To give you another example, in Philadelphia the vast majority of new businesses are being created by immigrants. That’s a fact that not a lot of people know, there have been a couple of studies recently that say that over 80 percent of new businesses in Philadelphia are being opened by immigrants.
The entrepreneur experience is very strong among immigrant communities and I believe that is primarily the main reason.
Immigrants are entrepreneurs. We don’t say that immigrants are looking for a job; immigrants are looking for opportunity and the opportunity can come in many different ways.
It’s also interesting that people open businesses a lot of times based on their own resources, which also implies that immigrants invest in the city. Sometime it’s family networks that come out with the money to invest in a new business, or some of them are able to get a loan from somewhere.

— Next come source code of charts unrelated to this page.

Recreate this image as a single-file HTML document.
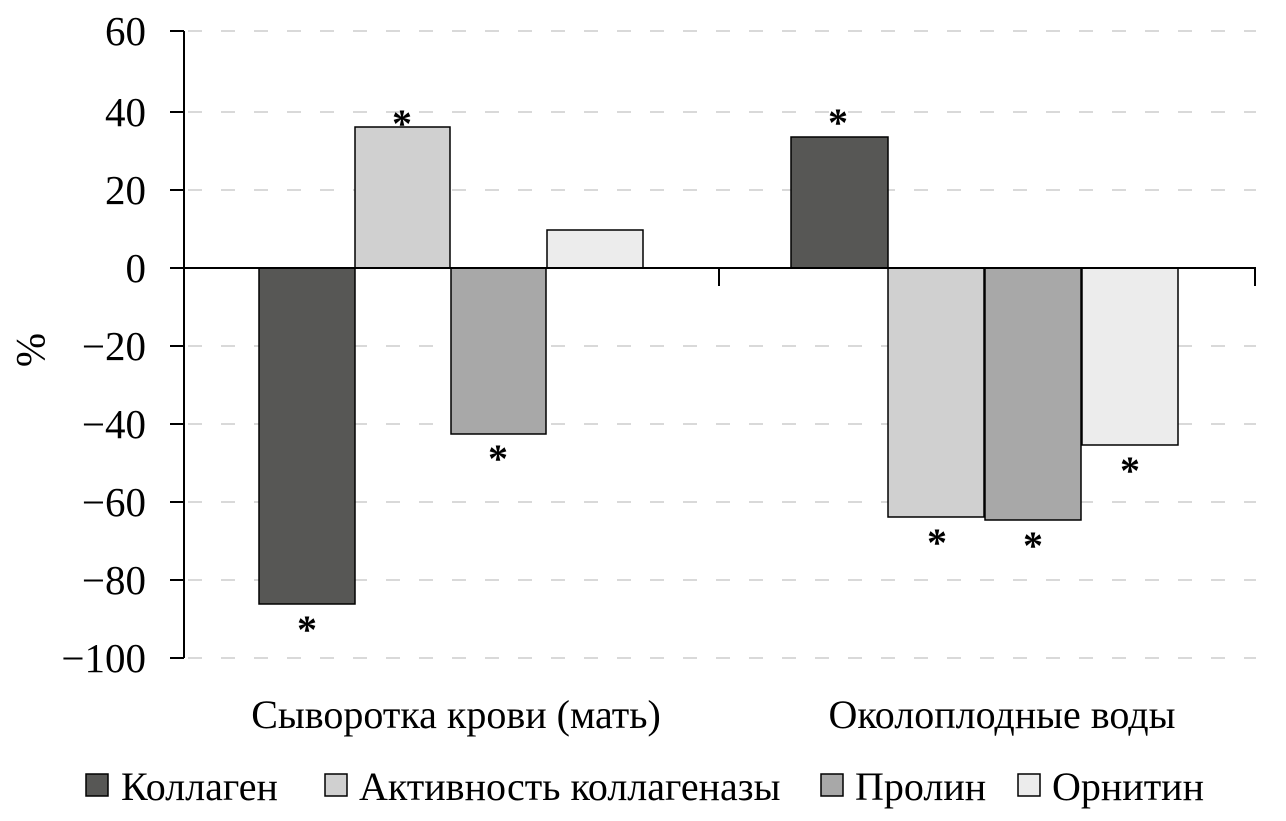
<!DOCTYPE html><html><head><meta charset="utf-8"><style>body{margin:0;background:#fff}</style></head><body>
<svg width="1286" height="816" xmlns="http://www.w3.org/2000/svg" font-family="Liberation Serif, serif" fill="#000">
<g stroke="#d9d9d9" stroke-width="2" stroke-dasharray="14,19">
<line x1="188" y1="31" x2="1256" y2="31"/><line x1="188" y1="112" x2="1256" y2="112"/><line x1="188" y1="190" x2="1256" y2="190"/>
<line x1="188" y1="346" x2="1256" y2="346"/><line x1="188" y1="424" x2="1256" y2="424"/><line x1="188" y1="502" x2="1256" y2="502"/><line x1="188" y1="580" x2="1256" y2="580"/><line x1="188" y1="658" x2="1256" y2="658"/>
</g>
<g stroke="#000" stroke-width="1.5">
<rect x="259" y="268" width="96" height="336" fill="#575755"/>
<rect x="355" y="127" width="95" height="141" fill="#d0d0d0"/>
<rect x="451" y="268" width="95" height="166" fill="#a8a8a8"/>
<rect x="547" y="230" width="96" height="38" fill="#ececec"/>
<rect x="791" y="137" width="97" height="131" fill="#575755"/>
<rect x="888" y="268" width="96" height="249" fill="#d0d0d0"/>
<rect x="985" y="268" width="96" height="252" fill="#a8a8a8"/>
<rect x="1082" y="268" width="96" height="177" fill="#ececec"/>
</g>
<g stroke="#000" stroke-width="2">
<line x1="184" y1="31" x2="184" y2="658"/>
<line x1="184" y1="268" x2="1256" y2="268"/>
<line x1="719" y1="268" x2="719" y2="286"/><line x1="1255" y1="268" x2="1255" y2="286"/>
<line x1="170" y1="31" x2="184" y2="31"/><line x1="170" y1="112" x2="184" y2="112"/><line x1="170" y1="190" x2="184" y2="190"/><line x1="170" y1="268" x2="184" y2="268"/><line x1="170" y1="346" x2="184" y2="346"/><line x1="170" y1="424" x2="184" y2="424"/><line x1="170" y1="502" x2="184" y2="502"/><line x1="170" y1="580" x2="184" y2="580"/><line x1="170" y1="658" x2="184" y2="658"/>
</g>
<g font-size="41" text-anchor="end">
<text x="146" y="45">60</text><text x="146" y="126">40</text><text x="146" y="204">20</text><text x="146" y="282">0</text>
<text x="146" y="360">−20</text><text x="146" y="438">−40</text><text x="146" y="516">−60</text><text x="146" y="594">−80</text><text x="146" y="672">−100</text>
</g>
<text transform="translate(44,350) rotate(-90)" font-size="41" text-anchor="middle">%</text>
<g font-size="40" text-anchor="middle" font-weight="bold">
<text x="402" y="137">*</text><text x="307" y="643">*</text><text x="498" y="472">*</text>
<text x="838" y="136">*</text><text x="937" y="556">*</text><text x="1033" y="559">*</text><text x="1130" y="484">*</text>
</g>
<g font-size="40" text-anchor="middle">
<text x="456" y="728">Сыворотка крови (мать)</text><text x="1002" y="728">Околоплодные воды</text>
</g>
<g font-size="40" stroke="#000" stroke-width="1.5">
<rect x="86" y="774" width="22" height="22" fill="#575755"/><text x="121" y="800" stroke="none">Коллаген</text>
<rect x="325" y="774" width="22" height="22" fill="#d0d0d0"/><text x="359" y="800" stroke="none">Активность коллагеназы</text>
<rect x="821" y="774" width="22" height="22" fill="#a8a8a8"/><text x="855" y="800" stroke="none">Пролин</text>
<rect x="1018" y="774" width="22" height="22" fill="#ececec"/><text x="1052" y="800" stroke="none">Орнитин</text>
</g>
</svg></body></html>
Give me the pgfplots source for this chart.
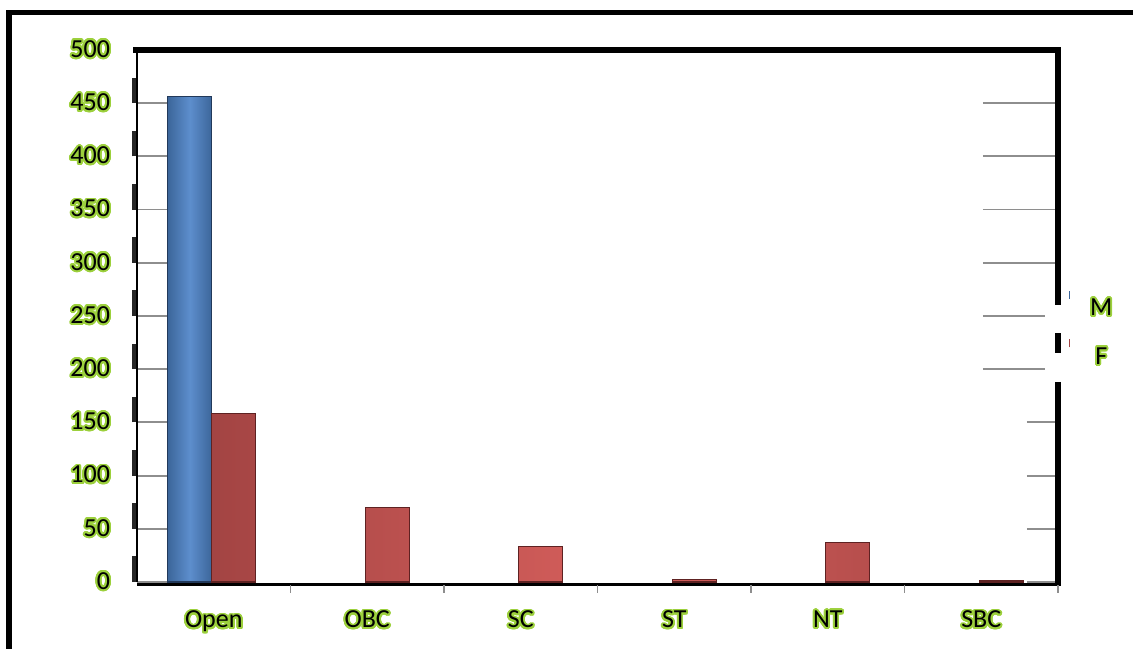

The second reason I would say that Philadelphia is a city that has been making a lot of progress welcoming immigrants and acknowledging the contributions that [we] make: We have a mayor that is very committed to supporting immigrants. And having a friendly and welcoming environment of course is a major factor in why immigrants are so open to opening up businesses in this city and being successful at it.
Without that support I think we would see a different picture.
I look at him as a human being, I really do. I think he is mistaken. Underneath everything that he says and does is his humanity, and I look at him like that.
I don’t believe in vengeance, I don’t believe in “payback time.” I believe in justice and my only hope is that the young people, the new generation will not [be] hateful in response, but [that] there will be a new generation that will not forget ever all the damage that Mr. Trump is causing them.
Because we [don’t] see damage now, but wait for a few years and you will see the impact that his policies will have on the new generation. It would be devastating.
I just hope that people will not forget that and that they will take action to make sure that that horrible experience – [of] having a national leader who instead of recognizing the contributions, does hate, insult, and mistreat people – will never repeat.